The roots of skiffle music can be traced back to the early part of the twentieth century when jug bands, playing blues and jazz, could be found all over the southern states of America. However, at that time the music they were playing was not described as skiffle. Jug bands would use makeshift instruments including guitars made from cans with a neck and strings attached, upside down tea chests with a broom handle and string for the bass notes, hair combs with a tissue and a washboard, played with thimbles, provided the percussion. The name jug band came from another makeshift instrument, often a narrow-necked porcelain whiskey jar, on which the user would create a sound by blowing across the neck.
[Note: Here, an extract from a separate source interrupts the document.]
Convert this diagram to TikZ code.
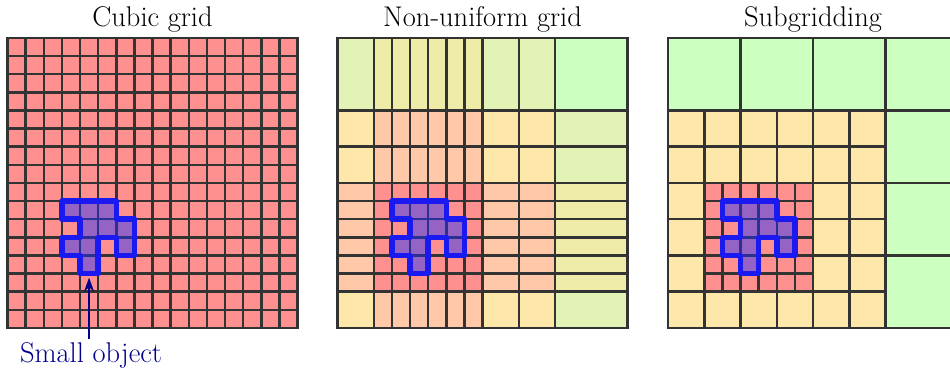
\documentclass[tikz,border=0pt]{standalone}
\usetikzlibrary{arrows.meta}
\definecolor{gridc}{HTML}{333333}
\definecolor{cR}{HTML}{FF9090}
\definecolor{cP}{HTML}{FFC8A8}
\definecolor{cY}{HTML}{FDE8AA}
\definecolor{cK}{HTML}{EFEBA8}
\definecolor{cL}{HTML}{E3F2B5}
\definecolor{cG}{HTML}{CCFFC0}
\definecolor{objblue}{RGB}{26,26,240}
\definecolor{objfill}{RGB}{30,50,255}
\definecolor{navy}{RGB}{0,0,140}
\tikzset{
  gridline/.style={draw=gridc, line width=2.5pt, line cap=rect},
  obj/.style={draw=objblue, line width=5.5pt, line join=round, fill=objfill, fill opacity=0.47},
  ttl/.style={font=\rmfamily\fontsize{28.5}{34}\selectfont, anchor=base, inner sep=0pt},
  lbl/.style={font=\rmfamily\fontsize{28.5}{34}\selectfont, text=navy, anchor=base, inner sep=4pt},
  pointer/.style={draw=navy, line width=2pt, -{Stealth[length=14pt,width=10pt]}, shorten >=4pt},
  panel/.style={x=18.125pt, y=18.125pt}
}
\newcommand\drawobject{\path[obj] (3,7) -- (3,6) -- (4,6) -- (4,5) -- (3,5) -- (3,4) -- (4,4) -- (4,3) -- (5,3) -- (5,5) -- (6,5) -- (6,4) -- (7,4) -- (7,6) -- (6,6) -- (6,7) -- cycle;}
\begin{document}
\begin{tikzpicture}[x=1pt, y=1pt]
\useasboundingbox (0,0) rectangle (950,374);
\clip (0,0) rectangle (950,374);
% titles
\node[ttl] (t1) at (152.5,347) {Cubic grid};
\node[ttl] (t2) at (482.5,347) {Non-uniform grid};
\node[ttl] (t3) at (813,347) {Subgridding};
% panel 1: cubic grid
\begin{scope}[panel, shift={(7.5pt,46pt)}]
  \fill[cR] (0,0) rectangle (16,16);
  \draw[gridline, step=1] (0,0) grid (16,16);
  \draw[gridline] (0,0) rectangle (16,16);
  \drawobject
  \coordinate (objbot) at (4.5,3);
\end{scope}
% panel 2: non-uniform grid
\begin{scope}[panel, shift={(337.5pt,46pt)}]
  \fill[cY] (0,0) rectangle (2,2);
  \fill[cP] (0,2) rectangle (2,8);
  \fill[cY] (0,8) rectangle (2,12);
  \fill[cL] (0,12) rectangle (2,16);
  \fill[cP] (2,0) rectangle (8,2);
  \fill[cR] (2,2) rectangle (8,8);
  \fill[cP] (2,8) rectangle (8,12);
  \fill[cK] (2,12) rectangle (8,16);
  \fill[cY] (8,0) rectangle (12,2);
  \fill[cP] (8,2) rectangle (12,8);
  \fill[cY] (8,8) rectangle (12,12);
  \fill[cL] (8,12) rectangle (12,16);
  \fill[cL] (12,0) rectangle (16,2);
  \fill[cK] (12,2) rectangle (16,8);
  \fill[cL] (12,8) rectangle (16,12);
  \fill[cG] (12,12) rectangle (16,16);
  \foreach \v in {0,2,3,4,5,6,7,8,10,12,16} {
    \draw[gridline] (\v,0) -- (\v,16);
    \draw[gridline] (0,\v) -- (16,\v);
  }
  \drawobject
\end{scope}
% panel 3: subgridding
\begin{scope}[panel, shift={(668pt,46pt)}]
  \fill[cG] (0,0) rectangle (16,16);
  \fill[cY] (0,0) rectangle (12,12);
  \fill[cR] (2,2) rectangle (8,8);
  \draw[gridline, step=2] (0,0) grid (12,12);
  \draw[gridline, step=1] (2,2) grid (8,8);
  \draw[gridline] (0,12) -- (16,12) (12,0) -- (12,16)
    (4,12) -- (4,16) (8,12) -- (8,16) (12,4) -- (16,4) (12,8) -- (16,8);
  \draw[gridline] (0,0) rectangle (16,16);
  \drawobject
\end{scope}
% label and pointer
\node[lbl] (lab) at (91,11) {Small object};
\draw[pointer] (lab.north -| objbot) -- (objbot);
\end{tikzpicture}
\end{document}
In America the term skiffle was slang for, and referred to, rent parties which were social events with a monetary charge that was used to pay rent on a property. Guests would turn up and the kind of music played would often depend on the company and what musical instruments they brought with them.
First recorded in Chicago in the 1920s one of the earliest uses of the term on record in America was by Jimmy O’Bryant and his Chicago Skifflers.
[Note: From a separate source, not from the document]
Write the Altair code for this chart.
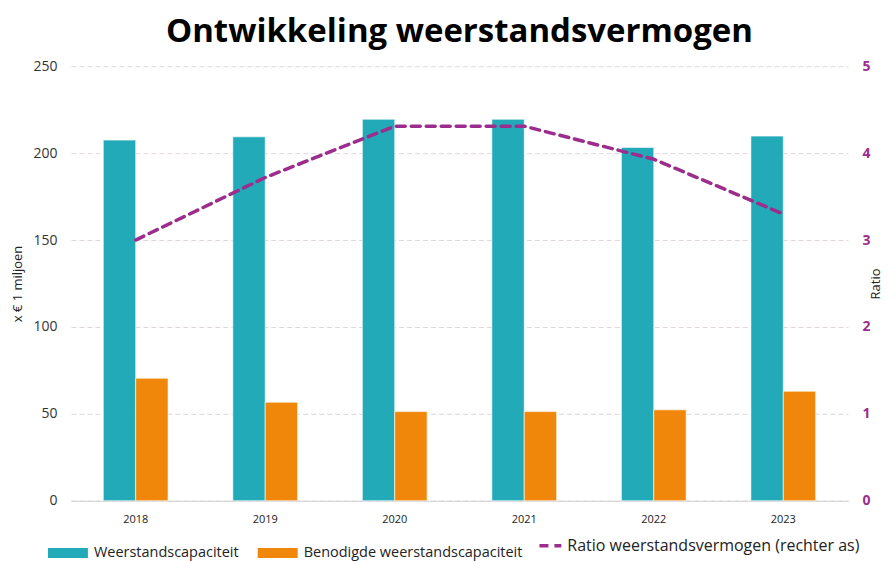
import altair as alt
import pandas as pd

years = ["2018", "2019", "2020", "2021", "2022", "2023"]
capaciteit = [207.5, 209.4, 219.5, 219.5, 203.3, 209.8]
benodigd = [70.5, 56.7, 51.3, 51.3, 52.3, 63.0]
ratio = [3.0, 3.72, 4.31, 4.31, 3.93, 3.30]
series = ["Weerstandscapaciteit", "Benodigde weerstandscapaciteit"]
line_name = "Ratio weerstandsvermogen (rechter as)"

TEAL = "#22AAB8"
ORANGE = "#F0870A"
PURPLE = "#9C2D8C"
FONT = "Open Sans"

bars_df = pd.DataFrame({
    "jaar": years * 2,
    "serie": [series[0]] * len(years) + [series[1]] * len(years),
    "waarde": capaciteit + benodigd,
})
line_df = pd.DataFrame({"jaar": years, "ratio": ratio, "serie": [line_name] * len(years)})

x_enc = alt.X(
    "jaar:N",
    title=None,
    sort=years,
    scale=alt.Scale(paddingInner=0.5, paddingOuter=0.25),
    axis=alt.Axis(labelAngle=0, labelFontSize=11, labelColor="#222222", labelFont=FONT,
                  domain=True, domainColor="#d0d0d0", ticks=False, labelPadding=13, grid=False),
)

bars = alt.Chart(bars_df).mark_bar(stroke="white", strokeWidth=0.6).encode(
    x=x_enc,
    xOffset=alt.XOffset("serie:N", sort=series, scale=alt.Scale(domain=series, paddingInner=0, paddingOuter=0)),
    y=alt.Y(
        "waarde:Q",
        scale=alt.Scale(domain=[0, 250]),
        axis=alt.Axis(values=[0, 50, 100, 150, 200, 250], title="x € 1 miljoen", titleFont=FONT,
                      titleFontSize=13, titleFontWeight="normal", titleColor="#222222", titlePadding=8,
                      labelFont=FONT, labelFontSize=14, labelColor="#333333", labelPadding=14,
                      ticks=False, domain=False, grid=True, gridColor="#e0d6dc", gridDash=[5, 3],
                      gridWidth=1),
    ),
    color=alt.Color(
        "serie:N",
        sort=series,
        scale=alt.Scale(domain=series, range=[TEAL, ORANGE]),
        legend=alt.Legend(title=None, orient="none", legendX=-23, legendY=467, direction="horizontal",
                          symbolType="M-1,-0.25H1V0.25H-1Z", symbolSize=1600, symbolStrokeWidth=0,
                          labelFont=FONT, labelFontSize=14.5, labelColor="#222222", labelOffset=6,
                          labelLimit=0, columnPadding=18),
    ),
)

line = alt.Chart(line_df).mark_line(color=PURPLE, strokeWidth=3.5, strokeCap="round").encode(
    x=x_enc,
    y=alt.Y(
        "ratio:Q",
        scale=alt.Scale(domain=[0, 5]),
        axis=alt.Axis(orient="right", values=[0, 1, 2, 3, 4, 5], title="Ratio", titleFont=FONT,
                      titleFontSize=13, titleFontWeight="normal", titleColor="#222222", titleAngle=270,
                      titlePadding=12, labelFont=FONT, labelFontSize=14, labelFontWeight="bold",
                      labelColor=PURPLE, labelPadding=14, ticks=False, domain=False, grid=False),
    ),
    strokeDash=alt.StrokeDash(
        "serie:N",
        scale=alt.Scale(domain=[line_name], range=[[9, 6]]),
        legend=alt.Legend(title=None, orient="none", legendX=467, legendY=467, symbolType="stroke",
                          symbolStrokeColor=PURPLE, symbolStrokeWidth=3.5, symbolSize=480,
                          labelFont=FONT, labelFontSize=16, labelColor="#222222", labelOffset=4,
                          labelLimit=0),
    ),
)

chart = alt.layer(bars, line).resolve_scale(y="independent", strokeDash="independent").properties(
    width=778,
    height=435,
    padding={"left": 3, "top": 8, "right": 5, "bottom": 5},
    title=alt.Title("Ontwikkeling weerstandsvermogen", font=FONT, fontSize=33, fontWeight="bold",
                    color="#000000", anchor="middle", offset=10),
).configure_view(stroke=None)

chart.save("out.html", embed_options={"renderer": "svg", "actions": False})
Skiffle was a relatively obscure genre and may have quietly disappeared had it not been for its revival in the United Kingdom in the mid-fifties. The post-war jazz scene was largely responsible for the British skiffle craze at a time when jazz was moving towards a more authentic trad-jazz sound.
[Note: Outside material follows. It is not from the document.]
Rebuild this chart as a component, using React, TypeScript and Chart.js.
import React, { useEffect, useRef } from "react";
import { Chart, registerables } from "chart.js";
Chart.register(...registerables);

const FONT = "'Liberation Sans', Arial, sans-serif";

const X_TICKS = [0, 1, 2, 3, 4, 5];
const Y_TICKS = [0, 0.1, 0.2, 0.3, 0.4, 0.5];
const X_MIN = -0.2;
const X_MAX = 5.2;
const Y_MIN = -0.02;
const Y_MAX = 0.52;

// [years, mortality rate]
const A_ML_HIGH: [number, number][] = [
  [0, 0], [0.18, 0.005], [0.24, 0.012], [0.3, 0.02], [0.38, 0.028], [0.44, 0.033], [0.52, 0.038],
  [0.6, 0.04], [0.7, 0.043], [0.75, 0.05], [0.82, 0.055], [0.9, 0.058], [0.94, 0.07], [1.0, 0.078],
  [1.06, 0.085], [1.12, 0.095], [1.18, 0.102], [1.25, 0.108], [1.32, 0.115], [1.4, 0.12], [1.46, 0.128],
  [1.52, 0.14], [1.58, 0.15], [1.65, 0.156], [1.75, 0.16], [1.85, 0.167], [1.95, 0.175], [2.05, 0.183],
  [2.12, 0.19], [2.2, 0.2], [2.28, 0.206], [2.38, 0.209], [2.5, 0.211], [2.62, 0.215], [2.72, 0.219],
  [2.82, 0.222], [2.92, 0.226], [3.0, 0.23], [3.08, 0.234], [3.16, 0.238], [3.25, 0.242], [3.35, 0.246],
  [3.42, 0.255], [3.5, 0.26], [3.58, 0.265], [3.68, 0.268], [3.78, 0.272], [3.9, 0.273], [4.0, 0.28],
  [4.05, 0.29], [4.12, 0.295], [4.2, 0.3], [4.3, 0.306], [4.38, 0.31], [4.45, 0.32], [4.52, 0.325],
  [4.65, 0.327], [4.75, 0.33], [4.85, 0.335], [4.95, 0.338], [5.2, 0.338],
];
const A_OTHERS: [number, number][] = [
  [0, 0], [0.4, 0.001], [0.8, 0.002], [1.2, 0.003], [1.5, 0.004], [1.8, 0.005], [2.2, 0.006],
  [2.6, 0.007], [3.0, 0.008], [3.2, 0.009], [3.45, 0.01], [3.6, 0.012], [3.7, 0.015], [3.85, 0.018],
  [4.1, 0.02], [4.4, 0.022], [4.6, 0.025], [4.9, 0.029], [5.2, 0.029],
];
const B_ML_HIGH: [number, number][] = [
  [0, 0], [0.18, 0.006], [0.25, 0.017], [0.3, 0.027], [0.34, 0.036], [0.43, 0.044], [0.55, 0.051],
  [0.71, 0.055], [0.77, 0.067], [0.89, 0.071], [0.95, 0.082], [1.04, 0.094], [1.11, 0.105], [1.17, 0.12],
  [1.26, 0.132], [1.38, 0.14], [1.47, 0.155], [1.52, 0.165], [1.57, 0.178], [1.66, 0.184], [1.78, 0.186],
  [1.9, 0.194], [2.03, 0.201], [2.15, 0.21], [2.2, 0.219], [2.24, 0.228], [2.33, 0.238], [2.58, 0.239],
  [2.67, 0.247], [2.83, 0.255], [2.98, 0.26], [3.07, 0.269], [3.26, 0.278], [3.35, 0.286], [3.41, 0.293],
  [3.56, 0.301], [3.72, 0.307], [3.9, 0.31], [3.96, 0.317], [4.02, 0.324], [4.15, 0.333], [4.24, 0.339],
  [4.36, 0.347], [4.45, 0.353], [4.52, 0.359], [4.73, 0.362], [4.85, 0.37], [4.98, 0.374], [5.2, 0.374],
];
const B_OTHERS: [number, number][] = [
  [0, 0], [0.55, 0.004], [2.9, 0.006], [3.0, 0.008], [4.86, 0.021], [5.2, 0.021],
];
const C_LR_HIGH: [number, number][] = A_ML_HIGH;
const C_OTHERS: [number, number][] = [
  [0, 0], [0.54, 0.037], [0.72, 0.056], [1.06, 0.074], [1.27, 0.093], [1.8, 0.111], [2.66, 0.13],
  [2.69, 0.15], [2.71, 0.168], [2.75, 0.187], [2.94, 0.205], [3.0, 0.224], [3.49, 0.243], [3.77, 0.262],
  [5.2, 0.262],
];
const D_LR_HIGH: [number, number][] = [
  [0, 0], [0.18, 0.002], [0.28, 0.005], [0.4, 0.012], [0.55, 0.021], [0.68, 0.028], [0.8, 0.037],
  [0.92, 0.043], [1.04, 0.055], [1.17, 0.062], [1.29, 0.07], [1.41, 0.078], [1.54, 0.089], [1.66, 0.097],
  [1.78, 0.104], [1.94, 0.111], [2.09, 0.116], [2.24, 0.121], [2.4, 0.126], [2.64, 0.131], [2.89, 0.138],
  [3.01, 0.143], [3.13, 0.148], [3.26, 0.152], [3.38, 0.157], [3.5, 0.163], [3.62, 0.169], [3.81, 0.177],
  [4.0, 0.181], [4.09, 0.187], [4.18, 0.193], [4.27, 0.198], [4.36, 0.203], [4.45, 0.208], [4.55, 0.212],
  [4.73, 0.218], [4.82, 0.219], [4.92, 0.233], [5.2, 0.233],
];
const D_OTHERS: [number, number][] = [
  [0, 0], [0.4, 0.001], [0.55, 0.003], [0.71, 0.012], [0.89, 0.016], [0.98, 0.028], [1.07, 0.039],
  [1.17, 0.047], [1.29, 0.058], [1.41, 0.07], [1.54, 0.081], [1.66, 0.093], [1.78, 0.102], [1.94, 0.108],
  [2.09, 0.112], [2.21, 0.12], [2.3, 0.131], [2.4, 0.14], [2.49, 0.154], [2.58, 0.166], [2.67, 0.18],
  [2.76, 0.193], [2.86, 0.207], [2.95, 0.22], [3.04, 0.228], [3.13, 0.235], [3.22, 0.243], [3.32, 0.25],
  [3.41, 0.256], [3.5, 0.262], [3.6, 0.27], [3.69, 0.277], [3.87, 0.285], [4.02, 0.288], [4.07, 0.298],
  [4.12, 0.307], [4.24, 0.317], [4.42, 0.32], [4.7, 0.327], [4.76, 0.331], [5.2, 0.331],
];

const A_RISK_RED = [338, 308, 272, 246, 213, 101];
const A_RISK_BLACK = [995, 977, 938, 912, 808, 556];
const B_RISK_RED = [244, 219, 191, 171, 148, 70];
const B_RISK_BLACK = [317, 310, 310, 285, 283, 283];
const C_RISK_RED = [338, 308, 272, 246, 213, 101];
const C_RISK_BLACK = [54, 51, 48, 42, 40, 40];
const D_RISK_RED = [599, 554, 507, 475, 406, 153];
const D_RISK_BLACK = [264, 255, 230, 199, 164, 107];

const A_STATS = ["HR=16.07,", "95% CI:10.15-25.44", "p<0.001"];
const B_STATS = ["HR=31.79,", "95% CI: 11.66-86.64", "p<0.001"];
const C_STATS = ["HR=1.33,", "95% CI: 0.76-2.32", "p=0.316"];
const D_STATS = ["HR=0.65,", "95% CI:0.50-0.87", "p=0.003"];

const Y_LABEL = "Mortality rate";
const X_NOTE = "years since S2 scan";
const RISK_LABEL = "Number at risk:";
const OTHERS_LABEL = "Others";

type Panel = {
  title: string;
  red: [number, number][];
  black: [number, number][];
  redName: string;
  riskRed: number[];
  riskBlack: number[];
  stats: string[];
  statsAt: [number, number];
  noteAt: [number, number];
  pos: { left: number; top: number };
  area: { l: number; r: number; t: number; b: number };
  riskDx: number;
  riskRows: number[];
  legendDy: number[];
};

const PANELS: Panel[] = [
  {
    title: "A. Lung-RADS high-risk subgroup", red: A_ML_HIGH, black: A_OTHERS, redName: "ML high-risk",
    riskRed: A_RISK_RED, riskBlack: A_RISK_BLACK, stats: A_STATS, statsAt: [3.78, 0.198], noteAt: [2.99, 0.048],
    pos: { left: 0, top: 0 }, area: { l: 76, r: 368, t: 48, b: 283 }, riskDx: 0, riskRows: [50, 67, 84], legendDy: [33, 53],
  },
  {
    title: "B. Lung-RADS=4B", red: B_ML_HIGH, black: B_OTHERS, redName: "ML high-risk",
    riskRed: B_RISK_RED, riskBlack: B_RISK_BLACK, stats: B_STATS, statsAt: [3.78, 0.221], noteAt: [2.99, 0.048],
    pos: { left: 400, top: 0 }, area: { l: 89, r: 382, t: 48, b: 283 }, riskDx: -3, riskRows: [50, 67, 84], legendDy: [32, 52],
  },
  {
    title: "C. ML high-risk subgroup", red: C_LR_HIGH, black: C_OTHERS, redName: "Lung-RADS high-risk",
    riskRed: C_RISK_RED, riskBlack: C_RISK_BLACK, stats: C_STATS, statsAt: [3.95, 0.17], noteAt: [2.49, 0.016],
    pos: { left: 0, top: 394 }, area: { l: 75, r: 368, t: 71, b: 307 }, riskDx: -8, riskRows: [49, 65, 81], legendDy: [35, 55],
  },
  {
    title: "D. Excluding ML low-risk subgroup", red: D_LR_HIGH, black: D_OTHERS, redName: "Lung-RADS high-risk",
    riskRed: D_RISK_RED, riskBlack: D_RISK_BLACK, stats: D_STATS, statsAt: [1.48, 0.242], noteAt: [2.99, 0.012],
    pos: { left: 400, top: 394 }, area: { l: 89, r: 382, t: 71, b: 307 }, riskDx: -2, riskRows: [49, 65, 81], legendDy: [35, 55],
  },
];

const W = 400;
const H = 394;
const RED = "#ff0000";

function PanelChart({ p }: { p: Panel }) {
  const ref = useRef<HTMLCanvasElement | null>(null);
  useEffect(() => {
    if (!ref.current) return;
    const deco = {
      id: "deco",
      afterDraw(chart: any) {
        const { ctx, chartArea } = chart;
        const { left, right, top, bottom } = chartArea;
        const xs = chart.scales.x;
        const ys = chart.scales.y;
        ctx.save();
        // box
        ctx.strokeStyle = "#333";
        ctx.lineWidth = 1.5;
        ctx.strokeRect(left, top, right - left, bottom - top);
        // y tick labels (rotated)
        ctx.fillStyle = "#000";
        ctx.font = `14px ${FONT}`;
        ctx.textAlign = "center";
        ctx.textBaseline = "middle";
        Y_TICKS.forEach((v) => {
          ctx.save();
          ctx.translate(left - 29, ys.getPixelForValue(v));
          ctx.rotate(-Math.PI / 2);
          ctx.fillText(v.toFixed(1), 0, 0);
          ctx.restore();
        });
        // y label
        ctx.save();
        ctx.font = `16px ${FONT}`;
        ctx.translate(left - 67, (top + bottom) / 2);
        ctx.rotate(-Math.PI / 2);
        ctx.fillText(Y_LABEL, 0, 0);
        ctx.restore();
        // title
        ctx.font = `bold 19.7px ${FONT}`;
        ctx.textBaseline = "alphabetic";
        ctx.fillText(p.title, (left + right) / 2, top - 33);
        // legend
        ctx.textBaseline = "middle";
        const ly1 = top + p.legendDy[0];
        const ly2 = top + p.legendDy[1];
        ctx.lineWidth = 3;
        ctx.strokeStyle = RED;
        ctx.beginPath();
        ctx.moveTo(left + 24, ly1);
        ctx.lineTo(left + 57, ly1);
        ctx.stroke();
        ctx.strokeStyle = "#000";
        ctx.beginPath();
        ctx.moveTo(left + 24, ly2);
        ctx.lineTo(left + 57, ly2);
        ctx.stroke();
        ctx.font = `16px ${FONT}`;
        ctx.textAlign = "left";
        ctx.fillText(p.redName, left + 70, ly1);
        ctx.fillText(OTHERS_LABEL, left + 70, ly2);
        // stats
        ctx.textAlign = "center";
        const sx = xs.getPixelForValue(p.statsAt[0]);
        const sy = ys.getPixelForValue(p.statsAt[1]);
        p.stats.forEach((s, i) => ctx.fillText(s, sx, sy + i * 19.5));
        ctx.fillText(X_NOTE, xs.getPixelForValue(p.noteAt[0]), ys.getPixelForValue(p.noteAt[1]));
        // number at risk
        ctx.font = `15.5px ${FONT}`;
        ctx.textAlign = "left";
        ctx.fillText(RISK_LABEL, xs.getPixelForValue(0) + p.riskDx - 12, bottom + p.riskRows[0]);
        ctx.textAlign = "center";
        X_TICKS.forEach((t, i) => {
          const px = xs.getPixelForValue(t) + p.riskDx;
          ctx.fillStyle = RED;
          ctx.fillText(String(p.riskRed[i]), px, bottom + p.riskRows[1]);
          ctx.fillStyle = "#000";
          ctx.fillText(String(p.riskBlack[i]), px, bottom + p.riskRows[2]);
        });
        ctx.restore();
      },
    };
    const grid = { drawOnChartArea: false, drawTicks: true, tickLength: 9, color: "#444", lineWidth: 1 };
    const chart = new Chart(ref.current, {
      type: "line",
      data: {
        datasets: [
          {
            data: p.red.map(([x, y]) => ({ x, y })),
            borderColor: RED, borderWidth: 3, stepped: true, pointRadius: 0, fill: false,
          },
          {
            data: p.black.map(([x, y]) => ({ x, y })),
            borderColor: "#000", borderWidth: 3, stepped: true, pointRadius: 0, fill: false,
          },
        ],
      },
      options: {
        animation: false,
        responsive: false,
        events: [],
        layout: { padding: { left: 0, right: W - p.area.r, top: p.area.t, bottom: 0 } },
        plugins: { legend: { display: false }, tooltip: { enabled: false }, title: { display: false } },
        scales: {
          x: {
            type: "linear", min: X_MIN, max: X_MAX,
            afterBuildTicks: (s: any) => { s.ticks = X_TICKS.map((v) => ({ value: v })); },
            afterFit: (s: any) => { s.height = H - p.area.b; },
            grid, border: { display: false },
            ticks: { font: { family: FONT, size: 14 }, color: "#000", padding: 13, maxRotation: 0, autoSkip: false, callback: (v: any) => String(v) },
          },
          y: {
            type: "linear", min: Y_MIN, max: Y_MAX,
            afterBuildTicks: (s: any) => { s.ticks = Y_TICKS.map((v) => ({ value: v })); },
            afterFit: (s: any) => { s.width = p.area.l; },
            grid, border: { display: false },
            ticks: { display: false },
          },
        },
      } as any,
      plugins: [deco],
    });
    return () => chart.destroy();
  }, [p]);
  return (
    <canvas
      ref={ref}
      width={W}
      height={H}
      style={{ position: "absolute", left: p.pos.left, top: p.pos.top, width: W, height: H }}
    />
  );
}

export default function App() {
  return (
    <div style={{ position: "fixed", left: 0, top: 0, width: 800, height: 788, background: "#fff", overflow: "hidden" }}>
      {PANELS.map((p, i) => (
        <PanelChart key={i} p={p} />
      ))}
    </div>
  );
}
One of the most popular jazz bands in the mid-fifties was fronted by Ken Colyer and featured a banjo player named Lonnie Donegan. Born Anthony Donegan it was following an appearance in 1952 at the Royal Festival Hall with his idol, Lonnie Johnson, that he adopted his christian name.
During the interval at Colyer’s concerts Donegan would sing and play guitar accompanied by two other members on washboard and tea chest bass. On concert posters these were often advertised as ‘skiffle breaks’ but would soon become more popular than the rest of the concerts. At this time they were covering the folk and blues material that had become popular in America.